Раньше голос Паваротти, горячий, как поцелуй, влетая в уши, пронзал тебя до солнечного сплетения; и дыхание его, казалось, пахнет розмарином и мятой, и улыбка его вспыхивала внезапно, заливая мир ослепительным сиянием. Песнь Песней — вот что был Паваротти прежде. Слушать его сегодня — это хоть и сладкая, но мука. Будто затянувшаяся любовная прелюдия, которой нет исхода…
Конечно, Лучано постарел. Это нормально — для всех, кроме него. Это закон — если только речь не о Паваротти. Мы любим его и не хотим мириться с неизбежным. Да, силы уже не те, и Лучано все время требуется точка опоры — дирижерское плечо, рука партнерши, крышка рояля (и все они — партнерша, дирижер, инструмент — служат ему с подобающим самозабвением), а вокал на табуреточке, вероятно, войдет в историю музыкальной культуры, но стоя, сидя или лежа Паваротти всегда суждено петь о любви и всегда с молоденькими женщинами.
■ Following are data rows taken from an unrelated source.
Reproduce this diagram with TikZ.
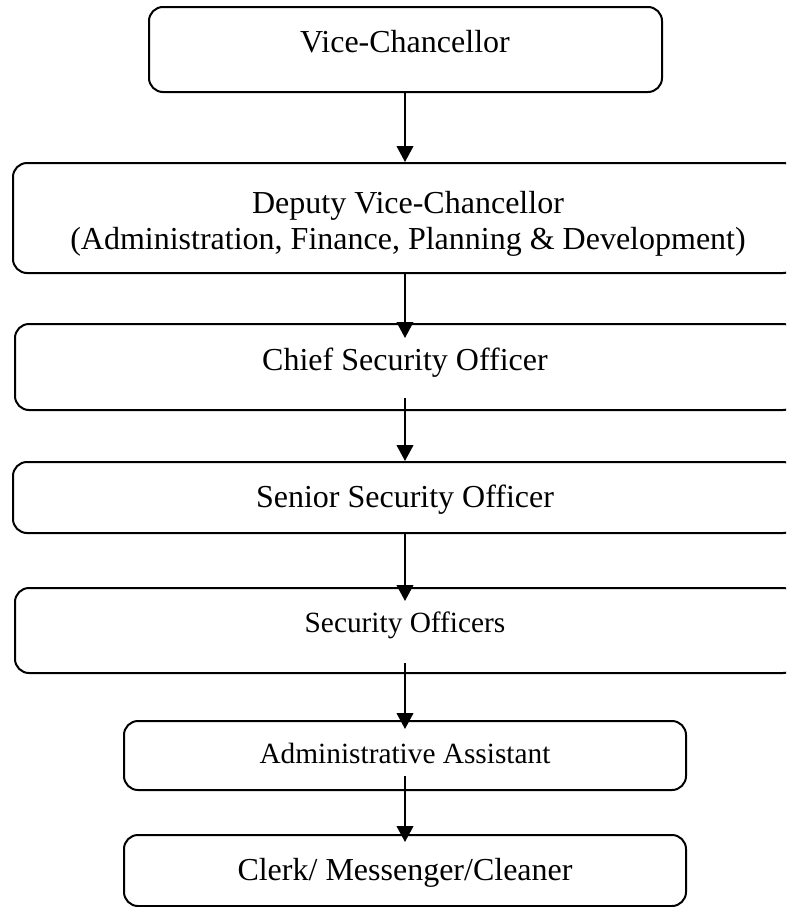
\documentclass[tikz,border=0pt]{standalone}
\usepackage{fontspec}
\setmainfont{Liberation Serif}
\usetikzlibrary{arrows.meta,fit,calc}

\tikzset{
  box/.style={draw, line width=1.5pt, rounded corners=14pt*0.75, inner sep=0pt, fit={#1}},
  big/.style={font=\fontsize{24}{27}\selectfont, inner sep=0pt, anchor=base},
  small/.style={font=\fontsize{22}{26}\selectfont, inner sep=0pt, anchor=base},
  link/.style={line width=1.5pt, -{Triangle[length=12pt,width=12.5pt]}}
}

\begin{document}
\begin{tikzpicture}[x=0.75pt,y=-0.75pt]
\useasboundingbox (0,0) rectangle (786,907);
\clip (0,0) rectangle (786,907);

% boxes of the chain, top to bottom
\node[box={(149,7) (662,92)}] (vc) {};
\node[box={(13,163) (797,273)}] (dvc) {};
\node[box={(15,324) (797,410)}] (cso) {};
\node[box={(13,462) (797,533)}] (sso) {};
\node[box={(15,588) (797,673)}] (so) {};
\node[box={(124,721) (686,790)}] (aa) {};
\node[box={(124,835) (686,906)}] (clk) {};

% titles
\node[big] at (405,52) {Vice-Chancellor};
\node[font=\fontsize{24}{27}\selectfont, inner sep=0pt, align=center] at (408,224)
  {Deputy Vice-Chancellor\\(Administration, Finance, Planning \& Development)};
\node[big] at (405,370) {Chief Security Officer};
\node[big] at (405,507) {Senior Security Officer};
\node[small] at (405,632) {Security Officers};
\node[small] at (405,763) {Administrative Assistant};
\node[big] at (405,880) {Clerk/ Messenger/Cleaner};

% reporting lines
\draw[link] (vc.south -| 405,0) -- (dvc.north -| 405,0);
\draw[link] (dvc.south -| 405,0) -- ([yshift=-15*0.75pt]cso.north -| 405,0);
\draw[link] ([yshift=13*0.75pt]cso.south -| 405,0) -- (sso.north -| 405,0);
\draw[link] (sso.south -| 405,0) -- ([yshift=-14*0.75pt]so.north -| 405,0);
\draw[link] ([yshift=11*0.75pt]so.south -| 405,0) -- ([yshift=-9*0.75pt]aa.north -| 405,0);
\draw[link] ([yshift=15*0.75pt]aa.south -| 405,0) -- ([yshift=-8*0.75pt]clk.north -| 405,0);
\end{tikzpicture}
\end{document}
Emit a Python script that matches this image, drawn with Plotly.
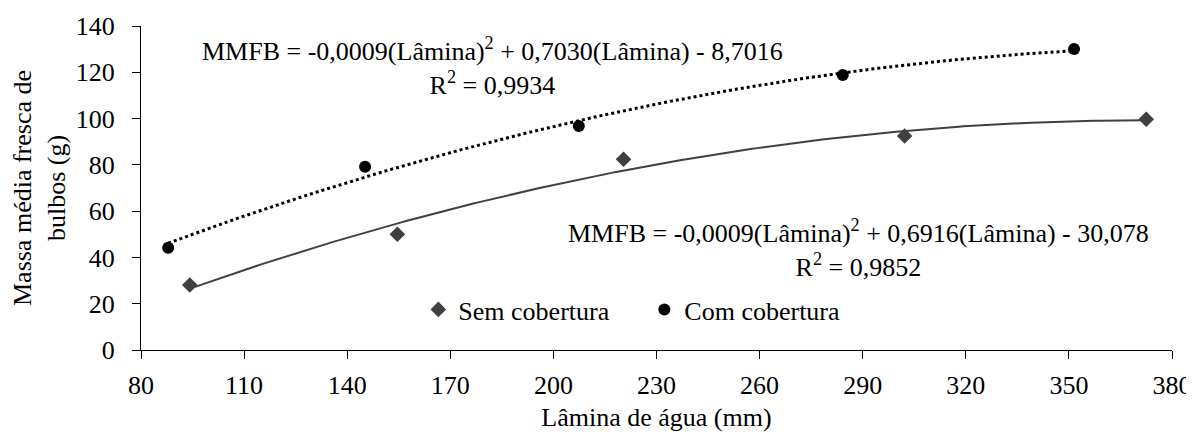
import numpy as np
import plotly.graph_objects as go

# Data
lamina_sem = [94.2, 154.6, 220.4, 302.2, 372.5]
mmfb_sem = [28.1, 50.0, 82.4, 92.5, 99.7]
lamina_com = [87.9, 145.2, 207.4, 284.2, 351.5]
mmfb_com = [44.2, 79.2, 96.8, 118.8, 130.1]

x_ticks = [80, 110, 140, 170, 200, 230, 260, 290, 320, 350, 380]
y_ticks = [0, 20, 40, 60, 80, 100, 120, 140]

eq_com = "MMFB = -0,0009(Lâmina)<sup>2</sup> + 0,7030(Lâmina) - 8,7016<br>R<sup>2</sup> = 0,9934"
eq_sem = "MMFB = -0,0009(Lâmina)<sup>2</sup> + 0,6916(Lâmina) - 30,078<br>R<sup>2</sup> = 0,9852"

FONT = "Liberation Serif, Times New Roman, Times, serif"
FS = 26

# Quadratic trendlines fitted to the data (as in the original chart)
def trend(xs, ys):
    c = np.polyfit(xs, ys, 2)
    xx = np.linspace(min(xs), max(xs), 200)
    return xx, np.polyval(c, xx)

xs_t, ys_t = trend(lamina_sem, mmfb_sem)
xc_t, yc_t = trend(lamina_com, mmfb_com)

fig = go.Figure()
fig.add_trace(go.Scatter(x=xs_t, y=ys_t, mode="lines", showlegend=False,
                         line=dict(color="#404040", width=2), hoverinfo="skip"))
fig.add_trace(go.Scatter(x=xc_t, y=yc_t, mode="lines", showlegend=False,
                         line=dict(color="#000000", width=3, dash="dot"), hoverinfo="skip"))
fig.add_trace(go.Scatter(x=lamina_sem, y=mmfb_sem, mode="markers", name="Sem cobertura",
                         marker=dict(symbol="diamond", size=12, color="#404040")))
fig.add_trace(go.Scatter(x=lamina_com, y=mmfb_com, mode="markers", name="Com cobertura",
                         marker=dict(symbol="circle", size=12, color="#000000")))

fig.add_annotation(x=0.341, y=0.875, xref="paper", yref="paper", text=eq_com,
                   showarrow=False, font=dict(family=FONT, size=FS, color="black"),
                   align="center", xanchor="center", yanchor="middle")
fig.add_annotation(x=0.696, y=0.312, xref="paper", yref="paper", text=eq_sem,
                   showarrow=False, font=dict(family=FONT, size=FS, color="black"),
                   align="center", xanchor="center", yanchor="middle")

# the page body has an 8px margin, so the figure is sized to end at the window edge
fig.update_layout(
    width=1186, height=424,
    margin=dict(l=133, r=22, t=18, b=82),
    paper_bgcolor="white", plot_bgcolor="white",
    font=dict(family=FONT, size=FS, color="black"),
    legend=dict(orientation="h", x=0.269, y=0.125, xanchor="left", yanchor="middle",
                bgcolor="rgba(0,0,0,0)", font=dict(family=FONT, size=FS),
                itemwidth=30, entrywidth=181, tracegroupgap=0),
    xaxis=dict(range=[80, 380], tickvals=x_ticks, ticks="outside", ticklen=8,
               tickcolor="black", showline=True, linecolor="black", linewidth=1,
               showgrid=False, zeroline=False, automargin=False, ticklabelstandoff=4,
               ticklabeloverflow="allow",
               title=dict(text="Lâmina de água (mm)", standoff=26,
                          font=dict(family=FONT, size=FS)),
               tickfont=dict(family=FONT, size=FS)),
    yaxis=dict(range=[0, 140], tickvals=y_ticks, ticks="outside", ticklen=8,
               tickcolor="black", showline=True, linecolor="black", linewidth=1,
               showgrid=False, zeroline=False, automargin=False, ticklabelstandoff=12,
               title=dict(text="Massa média fresca de<br>bulbos (g)", standoff=16,
                          font=dict(family=FONT, size=FS)),
               tickfont=dict(family=FONT, size=FS)),
)

fig.write_html("out.html")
Сопрано в отороченной мехом душегрейке мне не понравилась — по причине банальной ревности. Мало того что на сей раз Тенориссимо прибыл к нам официально женатым человеком («а я люблю женатого» — теперь это про него), так еще таскает за собой разномастных девиц, черненьких, беленьких, которые не столько сами поют, сколько в рот ему обожающе смотрят. Когда он опытным, нежным усилием склоняет блондинистую головку себе на грудь, а она льнет к нему, собака, и оторваться не спешит, — о, какие нехорошие чувства распаляют сердце…
Лучано не пресытился жизнью — ему нравится вкусно есть и делать детей секретаршам. Потеряв в вокале, он не лишился ни грана мужского обаяния, и близость женщины волнует его не меньше, чем музыка. А по-моему, даже больше… Он вкрадчивый, нежный, страстный, большой и теплый и, вероятно, совершенно неотразим в личном общении. Что ж, наверное, так и должен заканчиваться путь настоящего мужика.
В финале мы устроили Паваротти и стоячий партер, и стоячий амфитеатр, и стоячий балкон… Лично мне удалось и поплакать, и отбить руки, умоляя о «бисах», и навизжаться при первых звуках О, sole mio, и охрипнуть, подпевая «ля-ля-а, ля-ля-ля, ля-ля-ля, ля-ля-ля-а-а!!!» на финальной «Травиате», и ощутить, что сердце бьется в упоенье, и для него воскресли вновь… и т. д. и т. п. — в общем, проделать все, что положено, ибо концерт Паваротти — это один из самых крупных праздников в жизни человеческой. Нам страшно повезло, что такой праздник на нашей улице был.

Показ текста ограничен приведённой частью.